Challenge
Return each line that holds the word "Rebuild".

Input rows

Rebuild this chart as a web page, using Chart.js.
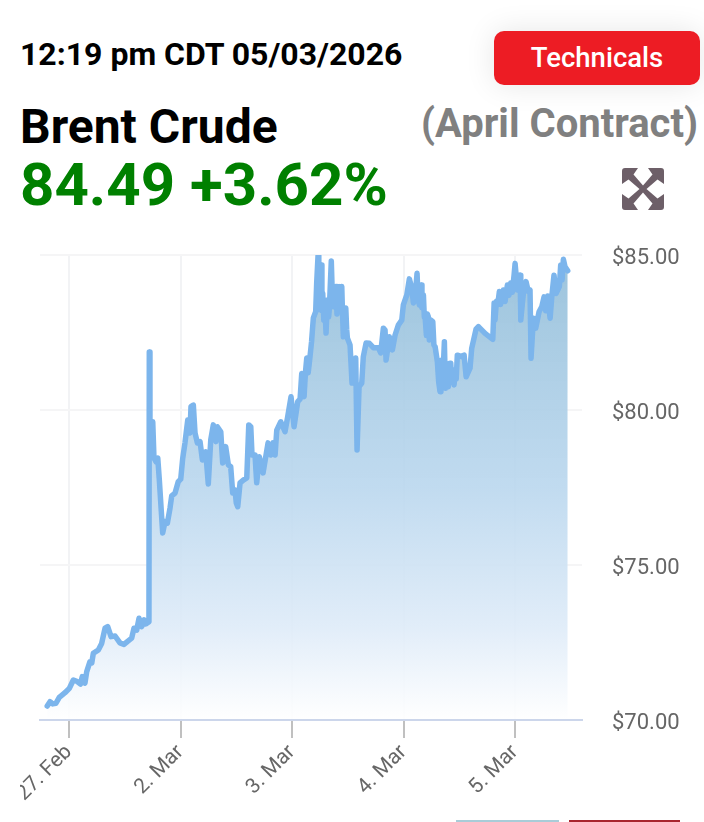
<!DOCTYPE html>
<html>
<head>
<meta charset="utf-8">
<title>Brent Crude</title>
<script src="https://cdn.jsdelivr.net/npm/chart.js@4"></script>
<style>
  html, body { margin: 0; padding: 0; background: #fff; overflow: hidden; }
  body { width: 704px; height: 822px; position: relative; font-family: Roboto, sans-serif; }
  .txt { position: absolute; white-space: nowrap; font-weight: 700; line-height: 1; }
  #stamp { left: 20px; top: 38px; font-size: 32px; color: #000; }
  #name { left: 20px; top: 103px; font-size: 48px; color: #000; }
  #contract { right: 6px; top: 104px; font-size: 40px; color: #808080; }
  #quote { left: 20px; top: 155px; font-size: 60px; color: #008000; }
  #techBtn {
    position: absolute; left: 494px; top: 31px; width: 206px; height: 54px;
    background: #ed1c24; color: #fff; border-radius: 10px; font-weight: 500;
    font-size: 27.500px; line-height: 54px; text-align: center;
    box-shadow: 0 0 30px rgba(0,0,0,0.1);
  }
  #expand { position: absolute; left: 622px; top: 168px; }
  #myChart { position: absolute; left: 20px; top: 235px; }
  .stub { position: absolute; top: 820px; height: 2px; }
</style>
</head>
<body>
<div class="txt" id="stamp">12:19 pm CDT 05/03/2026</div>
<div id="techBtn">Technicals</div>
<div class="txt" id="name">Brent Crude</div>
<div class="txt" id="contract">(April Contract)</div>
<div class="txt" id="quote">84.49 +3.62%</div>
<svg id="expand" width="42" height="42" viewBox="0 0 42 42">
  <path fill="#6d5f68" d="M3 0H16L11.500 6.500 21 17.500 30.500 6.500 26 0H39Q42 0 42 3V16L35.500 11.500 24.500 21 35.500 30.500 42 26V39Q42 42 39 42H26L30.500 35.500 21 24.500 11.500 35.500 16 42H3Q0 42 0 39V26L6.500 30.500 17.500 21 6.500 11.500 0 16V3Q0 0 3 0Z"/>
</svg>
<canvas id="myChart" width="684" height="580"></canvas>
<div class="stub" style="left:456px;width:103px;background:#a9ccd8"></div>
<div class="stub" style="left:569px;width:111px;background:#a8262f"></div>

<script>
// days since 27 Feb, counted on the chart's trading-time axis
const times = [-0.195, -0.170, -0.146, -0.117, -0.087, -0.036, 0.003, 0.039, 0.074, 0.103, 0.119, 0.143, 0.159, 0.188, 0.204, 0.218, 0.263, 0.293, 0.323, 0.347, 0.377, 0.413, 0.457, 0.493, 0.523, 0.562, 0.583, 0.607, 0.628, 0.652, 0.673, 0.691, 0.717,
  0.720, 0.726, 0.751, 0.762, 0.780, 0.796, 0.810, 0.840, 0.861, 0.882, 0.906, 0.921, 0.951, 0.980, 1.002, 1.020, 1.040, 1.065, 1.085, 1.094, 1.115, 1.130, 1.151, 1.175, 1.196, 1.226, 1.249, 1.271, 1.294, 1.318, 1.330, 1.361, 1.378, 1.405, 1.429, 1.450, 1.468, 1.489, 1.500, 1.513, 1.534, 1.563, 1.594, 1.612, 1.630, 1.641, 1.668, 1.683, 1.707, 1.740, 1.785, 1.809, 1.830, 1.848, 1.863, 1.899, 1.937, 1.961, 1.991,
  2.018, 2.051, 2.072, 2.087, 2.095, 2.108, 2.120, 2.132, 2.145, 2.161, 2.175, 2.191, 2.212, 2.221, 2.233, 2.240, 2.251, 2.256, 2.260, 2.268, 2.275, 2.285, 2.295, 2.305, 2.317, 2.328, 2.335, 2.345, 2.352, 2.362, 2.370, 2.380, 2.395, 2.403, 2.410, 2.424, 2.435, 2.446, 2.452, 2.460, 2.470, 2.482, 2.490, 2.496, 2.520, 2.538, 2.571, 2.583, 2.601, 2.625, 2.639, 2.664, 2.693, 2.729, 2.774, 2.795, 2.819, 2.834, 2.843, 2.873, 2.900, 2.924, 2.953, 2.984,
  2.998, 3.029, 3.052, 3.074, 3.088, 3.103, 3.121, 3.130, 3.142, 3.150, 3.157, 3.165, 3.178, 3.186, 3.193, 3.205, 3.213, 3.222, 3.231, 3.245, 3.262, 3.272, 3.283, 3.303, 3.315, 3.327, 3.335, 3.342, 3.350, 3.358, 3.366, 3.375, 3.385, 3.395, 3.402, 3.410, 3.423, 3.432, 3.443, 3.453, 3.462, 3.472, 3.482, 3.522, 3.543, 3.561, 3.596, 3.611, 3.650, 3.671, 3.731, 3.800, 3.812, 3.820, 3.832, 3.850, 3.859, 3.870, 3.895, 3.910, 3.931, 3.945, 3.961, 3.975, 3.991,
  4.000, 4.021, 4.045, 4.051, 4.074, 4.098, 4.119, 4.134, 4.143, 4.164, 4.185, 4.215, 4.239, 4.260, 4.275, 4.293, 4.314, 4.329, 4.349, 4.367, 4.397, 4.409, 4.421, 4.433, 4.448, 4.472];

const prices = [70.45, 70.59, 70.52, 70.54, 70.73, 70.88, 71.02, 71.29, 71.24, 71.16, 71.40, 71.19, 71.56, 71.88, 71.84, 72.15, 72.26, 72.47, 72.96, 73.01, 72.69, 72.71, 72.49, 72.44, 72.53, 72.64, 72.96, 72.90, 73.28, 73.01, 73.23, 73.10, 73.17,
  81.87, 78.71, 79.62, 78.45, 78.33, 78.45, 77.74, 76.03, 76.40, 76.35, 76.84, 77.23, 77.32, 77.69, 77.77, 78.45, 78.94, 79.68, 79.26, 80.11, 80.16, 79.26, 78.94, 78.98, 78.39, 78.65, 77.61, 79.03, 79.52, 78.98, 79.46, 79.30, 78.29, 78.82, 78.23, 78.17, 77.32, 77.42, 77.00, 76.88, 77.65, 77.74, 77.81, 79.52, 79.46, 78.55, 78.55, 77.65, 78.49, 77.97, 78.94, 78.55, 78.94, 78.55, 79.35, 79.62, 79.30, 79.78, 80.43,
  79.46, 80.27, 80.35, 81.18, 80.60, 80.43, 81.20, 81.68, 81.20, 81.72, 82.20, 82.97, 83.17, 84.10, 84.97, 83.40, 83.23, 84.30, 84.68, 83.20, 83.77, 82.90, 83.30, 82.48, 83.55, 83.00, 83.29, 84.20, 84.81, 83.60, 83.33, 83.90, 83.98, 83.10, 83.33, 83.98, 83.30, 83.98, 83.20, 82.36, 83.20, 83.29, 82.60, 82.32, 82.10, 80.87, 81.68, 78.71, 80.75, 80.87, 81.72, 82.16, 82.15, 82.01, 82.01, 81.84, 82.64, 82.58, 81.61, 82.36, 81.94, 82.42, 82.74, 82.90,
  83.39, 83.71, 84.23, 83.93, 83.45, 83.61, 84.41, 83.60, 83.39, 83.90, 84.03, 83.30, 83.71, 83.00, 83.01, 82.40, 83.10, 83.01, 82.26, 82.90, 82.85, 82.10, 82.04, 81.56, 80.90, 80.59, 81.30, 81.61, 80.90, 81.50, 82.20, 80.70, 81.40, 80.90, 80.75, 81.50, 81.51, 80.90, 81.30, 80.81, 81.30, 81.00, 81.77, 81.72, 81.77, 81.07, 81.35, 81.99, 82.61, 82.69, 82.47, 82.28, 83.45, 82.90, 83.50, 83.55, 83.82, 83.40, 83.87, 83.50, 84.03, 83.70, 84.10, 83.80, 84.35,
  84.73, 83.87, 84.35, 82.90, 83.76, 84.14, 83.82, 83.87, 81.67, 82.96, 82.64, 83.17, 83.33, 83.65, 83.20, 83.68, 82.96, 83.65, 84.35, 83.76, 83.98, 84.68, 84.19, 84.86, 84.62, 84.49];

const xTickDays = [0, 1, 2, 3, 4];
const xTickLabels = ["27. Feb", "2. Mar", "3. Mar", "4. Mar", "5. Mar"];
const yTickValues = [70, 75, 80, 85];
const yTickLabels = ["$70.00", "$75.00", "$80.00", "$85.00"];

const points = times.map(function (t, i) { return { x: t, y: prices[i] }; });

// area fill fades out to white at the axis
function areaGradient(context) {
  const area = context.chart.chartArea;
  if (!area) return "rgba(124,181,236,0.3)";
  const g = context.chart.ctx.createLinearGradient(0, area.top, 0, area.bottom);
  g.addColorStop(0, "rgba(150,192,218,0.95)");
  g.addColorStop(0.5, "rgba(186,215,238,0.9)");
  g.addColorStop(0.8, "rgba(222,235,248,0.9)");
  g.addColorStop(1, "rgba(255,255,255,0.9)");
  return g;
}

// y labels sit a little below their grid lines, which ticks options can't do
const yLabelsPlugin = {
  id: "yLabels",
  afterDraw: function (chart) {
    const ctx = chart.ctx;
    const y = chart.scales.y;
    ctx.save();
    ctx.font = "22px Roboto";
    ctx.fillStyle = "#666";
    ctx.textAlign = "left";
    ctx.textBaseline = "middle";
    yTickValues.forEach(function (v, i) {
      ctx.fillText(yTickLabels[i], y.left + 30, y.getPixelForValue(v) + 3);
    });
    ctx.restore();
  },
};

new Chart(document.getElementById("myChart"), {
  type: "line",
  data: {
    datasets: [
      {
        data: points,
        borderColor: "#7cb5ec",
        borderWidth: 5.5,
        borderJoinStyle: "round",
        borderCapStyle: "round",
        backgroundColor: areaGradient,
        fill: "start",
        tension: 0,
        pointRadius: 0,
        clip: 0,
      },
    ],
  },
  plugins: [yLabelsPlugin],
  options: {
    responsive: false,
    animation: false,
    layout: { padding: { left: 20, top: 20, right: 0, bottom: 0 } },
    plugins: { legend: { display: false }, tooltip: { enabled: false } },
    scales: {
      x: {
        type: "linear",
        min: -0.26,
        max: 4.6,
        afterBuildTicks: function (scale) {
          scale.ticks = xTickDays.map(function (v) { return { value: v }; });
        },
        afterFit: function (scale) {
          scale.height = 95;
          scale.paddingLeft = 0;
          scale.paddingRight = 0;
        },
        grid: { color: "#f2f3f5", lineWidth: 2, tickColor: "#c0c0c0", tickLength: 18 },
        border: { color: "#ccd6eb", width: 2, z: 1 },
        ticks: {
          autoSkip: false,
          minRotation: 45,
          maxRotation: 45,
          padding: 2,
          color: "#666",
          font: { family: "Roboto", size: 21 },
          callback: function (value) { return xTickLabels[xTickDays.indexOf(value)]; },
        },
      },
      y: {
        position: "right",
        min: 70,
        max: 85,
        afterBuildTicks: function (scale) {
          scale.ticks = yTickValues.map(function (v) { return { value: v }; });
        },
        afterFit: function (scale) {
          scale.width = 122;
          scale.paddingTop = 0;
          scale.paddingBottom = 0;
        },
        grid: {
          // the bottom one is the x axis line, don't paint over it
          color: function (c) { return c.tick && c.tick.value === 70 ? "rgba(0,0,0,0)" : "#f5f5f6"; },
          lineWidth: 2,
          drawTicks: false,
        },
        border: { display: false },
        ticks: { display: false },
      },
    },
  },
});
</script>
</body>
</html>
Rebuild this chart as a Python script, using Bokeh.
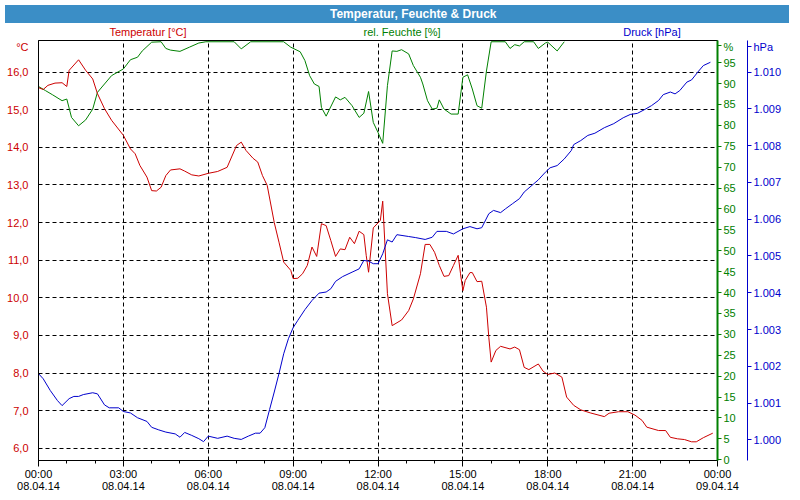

Worked solution
Rebuild this chart as a web page, using Chart.js.
Rebuild this chart as a Python script, using Bokeh.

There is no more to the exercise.